AIM OF THE EXERCISE: Restate, exactly and without pictures, the lines from the start of the listing below through the line holding "from bokeh.resources import INLINE".
-- Start SOURCE RECORDS --
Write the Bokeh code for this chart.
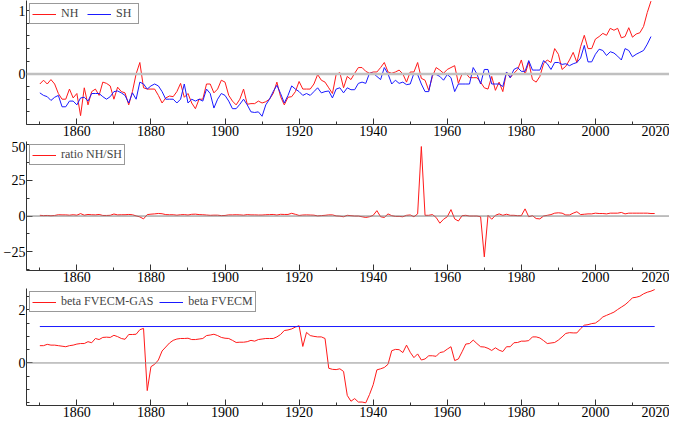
from bokeh.plotting import figure
from bokeh.models import Range1d, Span, FixedTicker, Legend, Spacer
from bokeh.layouts import column
from bokeh.embed import file_html
from bokeh.resources import INLINE

# ---------------- data ----------------
years_hemi = list(range(1850, 2016))
nh = [
    -0.16, -0.10, -0.16, -0.09, -0.16, -0.31, -0.40, -0.40, -0.24, -0.38,
    -0.31, -0.66, -0.22, -0.49, -0.28, -0.24, -0.34, -0.13, -0.15, -0.19,
    -0.40, -0.21, -0.28, -0.30, -0.49, -0.28, 0.00, 0.18, -0.22, -0.24,
    -0.24, -0.24, -0.34, -0.46, -0.38, -0.35, -0.36, -0.28, -0.15, -0.37,
    -0.31, -0.46, -0.55, -0.40, -0.40, -0.16, -0.16, -0.30, -0.24, -0.10,
    -0.13, -0.34, -0.43, -0.49, -0.40, -0.24, -0.48, -0.47, -0.47, -0.43,
    -0.46, -0.44, -0.40, -0.31, -0.13, -0.36, -0.49, -0.37, -0.36, -0.28,
    -0.12, -0.24, -0.24, -0.24, -0.16, -0.01, -0.10, -0.13, -0.22, -0.31,
    -0.01, 0.02, -0.22, -0.04, -0.09, 0.01, 0.10, 0.10, 0.04, 0.01,
    0.03, 0.03, 0.10, 0.18, 0.03, 0.01, 0.03, 0.06, 0.00, -0.13,
    0.03, 0.03, 0.18, -0.07, -0.10, -0.26, -0.04, 0.10, 0.06, 0.01,
    0.07, 0.10, 0.13, -0.15, 0.00, 0.01, -0.06, -0.06, -0.06, -0.13,
    -0.22, -0.24, -0.04, -0.26, -0.13, -0.28, 0.03, -0.06, 0.01, 0.07,
    0.22, -0.01, 0.19, -0.09, -0.13, -0.04, 0.16, 0.22, 0.18, 0.40,
    0.31, 0.07, 0.12, 0.22, 0.34, 0.18, 0.43, 0.61, 0.40, 0.40,
    0.55, 0.59, 0.64, 0.61, 0.72, 0.69, 0.72, 0.57, 0.59, 0.73,
    0.58, 0.63, 0.65, 0.75, 0.97, 1.15,
]
sh = [
    -0.30, -0.34, -0.36, -0.42, -0.37, -0.34, -0.52, -0.52, -0.43, -0.43,
    -0.49, -0.38, -0.37, -0.43, -0.31, -0.31, -0.31, -0.36, -0.40, -0.36,
    -0.28, -0.27, -0.30, -0.34, -0.46, -0.30, -0.40, -0.13, -0.16, -0.24,
    -0.19, -0.16, -0.19, -0.28, -0.40, -0.40, -0.40, -0.46, -0.40, -0.16,
    -0.46, -0.40, -0.43, -0.40, -0.43, -0.24, -0.31, -0.54, -0.40, -0.31,
    -0.34, -0.43, -0.55, -0.55, -0.48, -0.40, -0.49, -0.60, -0.61, -0.60,
    -0.67, -0.49, -0.40, -0.28, -0.18, -0.31, -0.46, -0.34, -0.19, -0.24,
    -0.28, -0.34, -0.31, -0.34, -0.28, -0.22, -0.30, -0.28, -0.27, -0.38,
    -0.24, -0.22, -0.30, -0.22, -0.25, -0.25, -0.15, -0.13, -0.15, 0.01,
    0.01, -0.04, -0.09, 0.10, 0.00, -0.16, -0.10, -0.15, -0.13, -0.17,
    -0.16, 0.01, -0.01, -0.16, -0.28, -0.28, -0.01, -0.01, -0.04, -0.10,
    -0.01, -0.06, -0.28, -0.16, -0.16, -0.16, -0.16, 0.10, 0.00, -0.16,
    0.07, 0.07, -0.16, -0.16, -0.16, -0.20, 0.03, -0.06, 0.07, 0.10,
    0.04, 0.04, 0.21, 0.06, 0.06, 0.06, 0.21, 0.16, 0.07, 0.18,
    0.18, 0.15, 0.16, 0.13, 0.16, 0.18, 0.25, 0.45, 0.19, 0.19,
    0.31, 0.39, 0.37, 0.29, 0.35, 0.33, 0.28, 0.22, 0.40, 0.37,
    0.27, 0.31, 0.34, 0.37, 0.47, 0.59,
]

years_model = list(range(1850, 2017))
ratio = [
    0.5, 0.3, 0.4, 0.2, 0.4, 0.9, 0.8, 0.8, 0.6, 0.9,
    0.6, 1.7, 0.6, 1.1, 0.9, 0.8, 1.1, 0.4, 0.4, 0.5,
    1.4, 0.8, 0.9, 0.9, 1.1, 0.9, 0.1, -0.6, -2.0, 1.0,
    1.3, 1.5, 1.8, 1.6, 1.0, 0.9, 0.9, 0.6, 0.9, 1.0,
    0.7, 1.2, 1.3, 1.0, 0.9, 0.7, 0.5, 0.6, 0.6, 0.3,
    0.4, 0.8, 0.8, 0.9, 0.8, 0.6, 1.0, 0.8, 0.8, 0.7,
    0.7, 0.9, 1.0, 1.1, 0.7, 1.2, 1.1, 1.1, 1.9, 1.2,
    0.4, 0.7, 0.8, 0.7, 0.6, 0.1, 0.3, 0.5, 0.8, 0.8,
    0.1, -0.1, -0.5, 0.5, 0.25, 0.0, 0.0, -0.5, -1.0, -0.5,
    0.5, 3.75, -0.5, -1.0, 1.5, 0.25, -0.25, -0.25, -0.5, 0.5,
    0.75, -0.5, 1.5, 48.5, 0.5, 0.5, 1.0, -1.0, -5.0, -2.25,
    -0.5, 4.5, -2.0, -3.5, 0.25, 0.5, 0.0, 0.0, 0.0, -0.5,
    -28.5, 0.5, -2.25, 0.5, 1.5, 0.5, 1.25, 0.5, 0.5, 0.25,
    0.25, 5.0, -0.5, 0.25, -1.75, -2.0, 0.0, 0.5, 1.0, 2.0,
    2.25, 2.0, 0.75, 0.75, 2.0, 3.0, 1.0, 1.25, 1.5, 1.5,
    2.0, 1.75, 1.75, 1.5, 2.0, 2.0, 2.0, 2.5, 1.5, 2.0,
    2.0, 2.0, 2.0, 2.0, 2.0, 1.75, 1.75,
]
beta_gas = [
    0.65, 0.65, 0.70, 0.67, 0.67, 0.65, 0.63, 0.61, 0.65, 0.67,
    0.71, 0.73, 0.73, 0.80, 0.76, 0.92, 0.88, 0.96, 0.97, 0.96,
    1.04, 0.99, 0.92, 0.89, 1.07, 1.07, 1.08, 1.25, 1.30, -1.04,
    -0.14, -0.05, 0.11, 0.45, 0.60, 0.75, 0.85, 0.90, 0.92, 0.92,
    0.93, 0.88, 0.88, 0.90, 0.92, 1.03, 1.05, 1.08, 1.03, 0.96,
    0.93, 0.92, 0.85, 0.77, 0.78, 0.78, 0.80, 0.85, 0.82, 0.88,
    0.90, 0.92, 0.92, 0.92, 0.98, 1.07, 1.22, 1.24, 1.28, 1.35,
    1.40, 0.62, 1.15, 1.03, 1.00, 0.98, 0.98, 0.92, -0.20, -0.24,
    -0.25, -0.22, -0.32, -1.22, -1.44, -1.34, -1.47, -1.47, -1.50, -1.19,
    -0.82, -0.26, -0.22, -0.17, -0.05, 0.46, 0.51, 0.50, 0.39, 0.67,
    0.40, 0.20, 0.34, 0.11, 0.15, 0.27, 0.27, 0.25, 0.39, 0.42,
    0.52, 0.61, 0.09, 0.15, 0.42, 0.71, 0.73, 0.86, 0.73, 0.61,
    0.60, 0.55, 0.47, 0.57, 0.48, 0.43, 0.61, 0.61, 0.76, 0.77,
    0.82, 0.82, 0.84, 0.98, 0.98, 0.94, 0.84, 0.73, 0.75, 0.77,
    0.86, 0.98, 1.11, 1.14, 1.13, 1.13, 1.29, 1.42, 1.44, 1.48,
    1.50, 1.60, 1.73, 1.79, 1.85, 1.91, 2.01, 2.10, 2.19, 2.31,
    2.45, 2.47, 2.51, 2.60, 2.66, 2.70, 2.76,
]
beta_fvecm = 1.37

x_major = [1860, 1880, 1900, 1920, 1940, 1960, 1980, 2000, 2020]
x_minor = [1850, 1870, 1890, 1910, 1930, 1950, 1970, 1990, 2010]

FONT = "Liberation Serif"
W = 669


def make_fig(h, y0, y1, ymaj, ymin):
    p = figure(width=W, height=h, x_range=Range1d(1846.4, 2020),
               y_range=Range1d(y0, y1), output_backend="svg",
               toolbar_location=None, min_border_left=22, min_border_right=0,
               min_border_top=0, min_border_bottom=0)
    p.grid.visible = False
    p.outline_line_color = None
    p.background_fill_color = "white"
    p.border_fill_color = "white"
    p.xaxis.ticker = FixedTicker(ticks=x_major, minor_ticks=x_minor)
    p.yaxis.ticker = FixedTicker(ticks=ymaj, minor_ticks=ymin)
    for ax in (p.xaxis[0], p.yaxis[0]):
        ax.axis_line_color = "#333333"
        ax.axis_line_width = 1
        ax.major_tick_line_color = "#333333"
        ax.minor_tick_line_color = "#333333"
        ax.major_tick_in = 6
        ax.major_tick_out = 0
        ax.minor_tick_in = 3
        ax.minor_tick_out = 0
        ax.major_label_text_font = FONT
        ax.major_label_text_font_size = "14px"
        ax.major_label_text_color = "black"
        ax.major_label_text_line_height = 1.0
        ax.major_label_standoff = 1
        ax.axis_label_standoff = 0
    return p


def style_legend(p, items):
    lg = Legend(items=items, orientation="horizontal", location="top_left")
    lg.margin = 3
    lg.padding = 2
    lg.spacing = 6
    lg.glyph_width = 24
    lg.glyph_height = 12
    lg.label_height = 12
    lg.label_standoff = 5
    lg.label_text_font = FONT
    lg.label_text_font_size = "12px"
    lg.border_line_color = "#333333"
    lg.border_line_width = 1
    lg.background_fill_alpha = 1
    p.add_layout(lg, "center")


# ---- top: NH / SH ----
p1 = make_fig(138, -0.8, 1.16, [0, 1],
              [-0.8, -0.6, -0.4, -0.2, 0.2, 0.4, 0.6, 0.8])
p1.add_layout(Span(location=0, dimension="width", line_color="#c0c0c0", line_width=2.5))
r_nh = p1.line(years_hemi, nh, line_color="#ff1a1a", line_width=1)
r_sh = p1.line(years_hemi, sh, line_color="#1a1aff", line_width=1)
style_legend(p1, [("NH", [r_nh]), ("SH", [r_sh])])

# ---- middle: ratio ----
p2 = make_fig(143, -38, 52, [-25, 0, 25, 50], [-37.5, -12.5, 12.5, 37.5])
p2.add_layout(Span(location=0, dimension="width", line_color="#808080", line_width=1))
r_ratio = p2.line(years_model, ratio, line_color="#ff1a1a", line_width=1)
style_legend(p2, [("ratio NH/SH", [r_ratio])])

# ---- bottom: betas ----
p3 = make_fig(131, -1.6, 2.8, [0, 2], [-1.5, -1, -0.5, 0.5, 1, 1.5, 2.5])
p3.add_layout(Span(location=0, dimension="width", line_color="#909090", line_width=1))
r_gas = p3.line(years_model, beta_gas, line_color="#ff1a1a", line_width=1)
r_fv = p3.line([years_model[0], years_model[-1]], [beta_fvecm, beta_fvecm],
               line_color="#1a1aff", line_width=1)
style_legend(p3, [("beta FVECM-GAS", [r_gas]), ("beta FVECM", [r_fv])])

layout = column(p1, Spacer(width=W, height=3), p2, Spacer(width=W, height=4), p3, spacing=0)
open("out.html", "w").write(file_html(layout, INLINE))
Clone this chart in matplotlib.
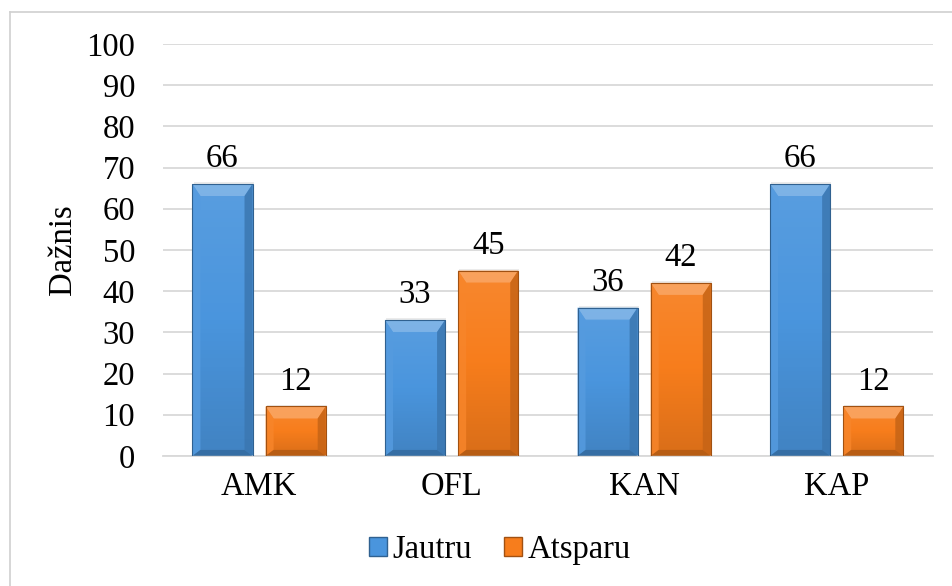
-- End SOURCE RECORDS --
COMPLETE ANSWER:
Write the Bokeh code for this chart.
from bokeh.plotting import figure
from bokeh.models import Range1d, Span, FixedTicker, Legend, Spacer
from bokeh.layouts import column
from bokeh.embed import file_html
from bokeh.resources import INLINE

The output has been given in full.